Without the precise efforts of hundreds of landing craft crews, the soldiers making up the greatest invasion force the world has ever seen might well be slaughtered before they even hit the beaches. D-Day would become a colossal disaster.

The Allies knew it. So did the Nazis.

Exercise Tiger was one of several secret pre-invasion practice runs scheduled off the southern coast of England, near an evacuated village named Slapton Sands. On the night of April 27 one of the convoys taking part in the exercise was sailing towards shore, loaded down with men and materiel, just like the real thing soon to come.

Everything was orderly and going to plan until the dark of night was shattered by a series of rapid explosions.
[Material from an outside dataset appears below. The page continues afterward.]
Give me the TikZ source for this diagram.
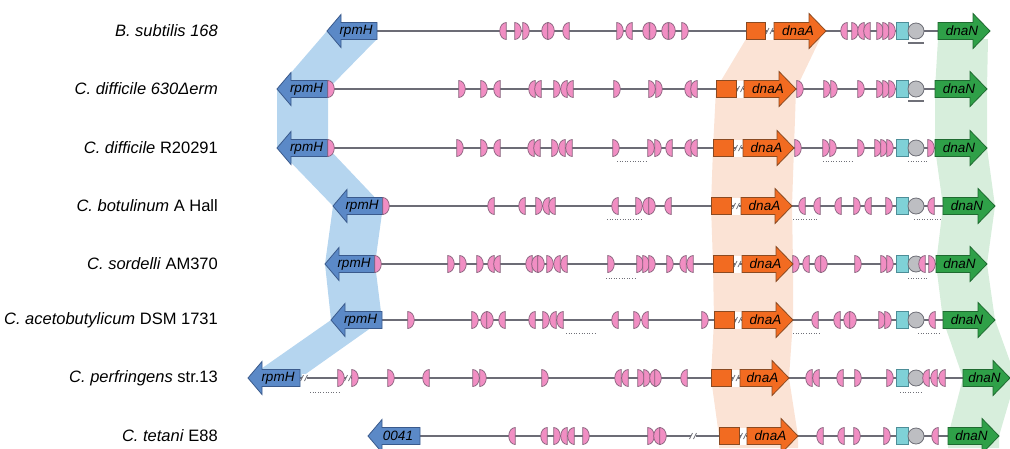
\documentclass[tikz,border=0pt]{standalone}
\usepackage{fontspec}
\setmainfont{Liberation Sans}
\definecolor{bluef}{HTML}{5B89C7}
\definecolor{blued}{HTML}{3A5A8C}
\definecolor{blueband}{HTML}{B5D5EF}
\definecolor{orf}{HTML}{F26B21}
\definecolor{ord}{HTML}{8A4A22}
\definecolor{orband}{HTML}{FBE3D5}
\definecolor{grf}{HTML}{2FA048}
\definecolor{grd}{HTML}{1E6A30}
\definecolor{grband}{HTML}{D7EEDC}
\definecolor{pkf}{HTML}{F18EC3}
\definecolor{pkd}{HTML}{85607A}
\definecolor{cyf}{HTML}{7FD1D7}
\definecolor{cyd}{HTML}{4D8E98}
\definecolor{gyf}{HTML}{BDBEC2}
\definecolor{gyd}{HTML}{6F7078}
\definecolor{lnc}{HTML}{6C6C76}
\tikzset{
  pk/.style={fill=pkf,draw=pkd,line width=0.7},
  bluea/.style={fill=bluef,draw=blued,line width=0.8},
  ora/.style={fill=orf,draw=ord,line width=0.8},
  gra/.style={fill=grf,draw=grd,line width=0.8},
  cyb/.style={fill=cyf,draw=cyd,line width=0.8},
  gyc/.style={fill=gyf,draw=gyd,line width=0.8},
  backbone/.style={draw=lnc,line width=1.1},
  dotl/.style={draw=gyd,line width=0.7,dash pattern=on 1pt off 1.6pt},
  undl/.style={draw=gyd,line width=1.3},
  brkl/.style={draw=gyd,line width=0.8},
  glab/.style={font=\fontsize{13.5}{15}\selectfont\itshape,inner sep=0pt},
  sp/.style={font=\fontsize{16.5}{19}\selectfont,anchor=east,inner sep=0pt}
}
\newcommand\pinks[2]{\foreach \p/\d in {#2}{\path[pk] ({\p-3.2*\d},{#1-8.5}) -- ++(0,17) arc[start angle=90,delta angle={-180*\d},x radius=6.5,y radius=8.5] -- cycle;}}
\newcommand\larrow[5]{\path[bluea] (#3,#2) -- ({#3+14},{#2-16.5}) -- ({#3+14},{#2-8.5}) -- (#4,{#2-8.5}) -- (#4,{#2+8.5}) -- ({#3+14},{#2+8.5}) -- ({#3+14},{#2+16.5}) -- cycle;
  \node[glab] (#1) at ({(#3+#4)/2+4},#2) {#5};}
\newcommand\rarrow[6]{\path[#6] (#3,{#2-8.5}) -- ({#4-17},{#2-8.5}) -- ({#4-17},{#2-17.5}) -- (#4,#2) -- ({#4-17},{#2+17.5}) -- ({#4-17},{#2+8.5}) -- (#3,{#2+8.5}) -- cycle;
  \node[glab] (#1) at ({(#3+#4)/2-2},#2) {#5};}
\newcommand\obox[3]{\path[ora] (#2,{#1-8.5}) rectangle (#3,{#1+8.5});}
\newcommand\gapw[3]{\fill[white] (#2,{#1-8.5}) rectangle (#3,{#1+8.5});}
\newcommand\brk[2]{\fill[white] ({#1-2.5},{#2-4}) rectangle ({#1+2.5},{#2+4});
  \draw[brkl] ({#1-3.5},{#2+3}) -- ({#1-0.5},{#2-3}) ({#1+0.5},{#2+3}) -- ({#1+3.5},{#2-3});}
\newcommand\cyc[1]{\path[cyb] (896,{#1-8.5}) rectangle (908,{#1+8.5}); \path[gyc] (916,#1) circle[radius=8];}
\begin{document}
\begin{tikzpicture}[x=1pt,y=-1pt]
\useasboundingbox (0,0) rectangle (1010,448);
% shaded bands
\fill[blueband] (327,31) -- (277,89) -- (277,148) -- (333,206) -- (325,264) -- (331,320) -- (248,378) -- (300,378) -- (382,320) -- (375,264) -- (383,206) -- (328,148) -- (328,89) -- (377,39) -- cycle;
\fill[orband] (746,39) -- (716,89) -- (713,148) -- (711,206) -- (713,264) -- (714,320) -- (711,378) -- (719,436) -- (719,448) -- (798,448) -- (798,436) -- (789,378) -- (793,320) -- (793,264) -- (792,206) -- (794,148) -- (796,89) -- (820,39) -- cycle;
\fill[grband] (938,39) -- (935,89) -- (935,148) -- (943,206) -- (936,264) -- (943,320) -- (963,378) -- (948,436) -- (948,448) -- (999,448) -- (999,436) -- (1016,378) -- (995,320) -- (987,264) -- (995,206) -- (987,148) -- (987,89) -- (988,39) -- cycle;
% white gaps box-dnaA
\gapw{31}{765}{774}\gapw{89}{736}{744}\gapw{148}{733}{743}\gapw{206}{731}{741}
\gapw{264}{733}{742}\gapw{320}{734}{742}\gapw{378}{731}{740}\gapw{436}{739}{747}
% backbones
\draw[backbone] (377,31) -- (938,31);
\draw[backbone] (328,89) -- (935,89);
\draw[backbone] (328,148) -- (935,148);
\draw[backbone] (383,206) -- (943,206);
\draw[backbone] (375,264) -- (936,264);
\draw[backbone] (382,320) -- (943,320);
\draw[backbone] (300,378) -- (963,378);
\draw[backbone] (420,436) -- (948,436);
% break marks
\brk{769.5}{31}\brk{740}{89}\brk{738}{148}\brk{736}{206}\brk{737.5}{264}\brk{738}{320}\brk{735.5}{378}\brk{743}{436}
\brk{304}{378}\brk{348}{378}\brk{693}{436}
% labels
\node[sp] (l1) at (218,31) {\textit{B. subtilis 168}};
\node[sp] (l2) at (218,89) {\textit{C. difficile 630Δerm}};
\node[sp] (l3) at (218,148) {\textit{C. difficile} R20291};
\node[sp] (l4) at (218,206) {\textit{C. botulinum} A Hall};
\node[sp] (l5) at (218,264) {\textit{C. sordelli} AM370};
\node[sp] (l6) at (218,320) {\textit{C. acetobutylicum} DSM 1731};
\node[sp] (l7) at (218,378) {\textit{C. perfringens} str.13};
\node[sp] (l8) at (218,436) {\textit{C. tetani} E88};
% row 1
\larrow{r1}{31}{327}{377}{rpmH}
\pinks{31}{503/-1,518/1,526/1,545/-1,551/1,566/-1,620/1,629/-1,646/-1,653/1,665/-1,672/1,685/1,844/-1,855/1,861/-1,867/-1,880/1,886/1,892/1}
\obox{31}{746}{765}
\rarrow{a1}{31}{774}{826}{dnaA}{ora}
\cyc{31}
\draw[undl] (908,43) -- (924,43);
\rarrow{n1}{31}{938}{990}{dnaN}{gra}
% row 2
\larrow{r2}{89}{277}{328}{rpmH}
\pinks{89}{331/1,462/1,484/1,497/-1,532/-1,538/-1,557/1,564/-1,570/-1,617/1,652/1,659/1,688/-1,694/-1,800/1,827/1,834/1,861/1,880/1,886/1,892/1}
\obox{89}{716}{736}
\rarrow{a2}{89}{744}{796}{dnaA}{ora}
\cyc{89}
\draw[undl] (908,101) -- (924,101);
\rarrow{n2}{89}{935}{987}{dnaN}{gra}
% row 3
\larrow{r3}{148}{277}{328}{rpmH}
\pinks{148}{331/1,460/1,484/1,497/-1,531/-1,537/-1,555/1,562/-1,569/-1,616/1,651/1,658/1,669/-1,688/-1,694/-1,798/1,826/1,833/1,861/1,878/1,884/1,890/1}
\obox{148}{713}{733}
\rarrow{a3}{148}{743}{794}{dnaA}{ora}
\cyc{148}
\pinks{148}{931/1}
\rarrow{n3}{148}{935}{987}{dnaN}{gra}
\draw[dotl] (617,161) -- (647,161) (823,161) -- (853,161) (908,161) -- (928,161);
% row 4
\larrow{r4}{206}{333}{383}{rpmH}
\pinks{206}{386/1,491/-1,522/-1,539/1,546/-1,552/-1,615/-1,639/1,646/-1,652/1,668/-1,802/-1,817/-1,838/-1,857/1,868/-1,889/1}
\obox{206}{711}{731}
\rarrow{a4}{206}{741}{792}{dnaA}{ora}
\cyc{206}
\pinks{206}{931/-1}
\rarrow{n4}{206}{943}{995}{dnaN}{gra}
\draw[dotl] (607,219) -- (643,219) (793,219) -- (818,219) (914,219) -- (941,219);
% row 5
\larrow{r5}{264}{325}{375}{rpmH}
\pinks{264}{378/1,451/1,463/1,480/1,491/-1,497/-1,529/-1,535/-1,541/1,550/1,557/-1,564/-1,611/1,640/1,646/1,652/1,670/1,683/-1,690/-1,796/1,806/-1,818/-1,824/1,858/1,884/1,890/1}
\obox{264}{713}{733}
\rarrow{a5}{264}{742}{793}{dnaA}{ora}
\cyc{264}
\pinks{264}{922/-1,932/1}
\rarrow{n5}{264}{936}{987}{dnaN}{gra}
\draw[dotl] (606,278) -- (636,278) (908,278) -- (928,278);
% row 6
\larrow{r6}{320}{331}{382}{rpmH}
\pinks{320}{411/1,475/1,484/-1,490/1,502/-1,532/-1,546/1,553/-1,560/-1,615/-1,637/1,645/-1,705/1,815/-1,837/-1,847/-1,853/1,882/1,888/1}
\obox{320}{714}{734}
\rarrow{a6}{320}{742}{793}{dnaA}{ora}
\cyc{320}
\pinks{320}{932/-1}
\rarrow{n6}{320}{943}{995}{dnaN}{gra}
\draw[dotl] (566,333) -- (596,333) (793,333) -- (820,333) (918,333) -- (940,333);
% row 7
\larrow{r7}{378}{248}{300}{rpmH}
\pinks{378}{341/1,355/1,391/1,426/-1,476/1,483/1,545/1,618/-1,625/-1,641/1,647/1,653/-1,658/1,684/-1,809/-1,816/-1,840/-1,858/1,890/1}
\obox{378}{711}{731}
\rarrow{a7}{378}{740}{789}{dnaA}{ora}
\cyc{378}
\pinks{378}{926/-1,934/-1,942/-1}
\rarrow{n7}{378}{963}{1010}{dnaN}{gra}
\draw[dotl] (310,392) -- (340,392) (900,392) -- (923,392);
% row 8
\larrow{r8}{436}{368}{420}{0041}
\pinks{436}{512/-1,544/-1,557/1,564/-1,571/-1,586/1,651/1,657/-1,663/1,820/-1,841/-1,857/1,887/1}
\obox{436}{719}{739}
\rarrow{a8}{436}{747}{798}{dnaA}{ora}
\cyc{436}
\pinks{436}{935/-1}
\rarrow{n8}{436}{948}{999}{dnaN}{gra}
\end{tikzpicture}
\end{document}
Large LST (Landing Ship, Tank) boats were suddenly rocked by terrible convulsions.

A small fleet of small German E-boats had stumbled upon the convoy, and upon seeing this incredible target, moved in, fired their torpedoes, and then escaped.

Across the decks of ships shock and confusion quickly turned to panic.

What the hell was happening? This was only supposed to be a training exercise!

Within minutes numerous boats were aflame and listing badly. The air was filled with countless men yelling and screaming. Some of the infantrymen, boys really who had not yet seen action and didn’t know better, assumed they were being attacked and started firing on their own Allied boats. Improper instructions for deploying newly designed inflatable life vests sent many servicemen to watery deaths.

And as if all that wasn’t chaotic enough, a simple typographical error in their written orders had given boat captains the wrong radio frequency for calling in emergency help. No communication was going out.

By first light of dawn the waters off Slapton Sands were covered with still burning oil and hundreds of bodies, some still alive. In all, 749 navy and army personnel were lost that terrible night. Many of the bodies were never recovered.

Within hours of the disaster Supreme Allied Commander Dwight Eisenhower ordered that any and all mention of what happened during Exercise Tiger was strictly forbidden. The survivors were told not to say anything to anybody lest they be immediately court-martialed. What would it do to the confidence and morale of the free world if they heard of this disaster weeks before the actual D-Day landings?

Of course the great Allied invasion did take place at Normandy on June 6, 1944, and with that came the beginning of the end for Hitler’s ‘Thousand Year Reich.’

But by then the bodies of the men who died that night had been buried in secret in England with no public release of how they met their end.

Even years after the war was won the U.S. military at the highest levels kept the lid tight on Exercise Tiger. The first public ceremony commemorating the men who lost their lives didn’t take place until November 15, 1987. a secret no more.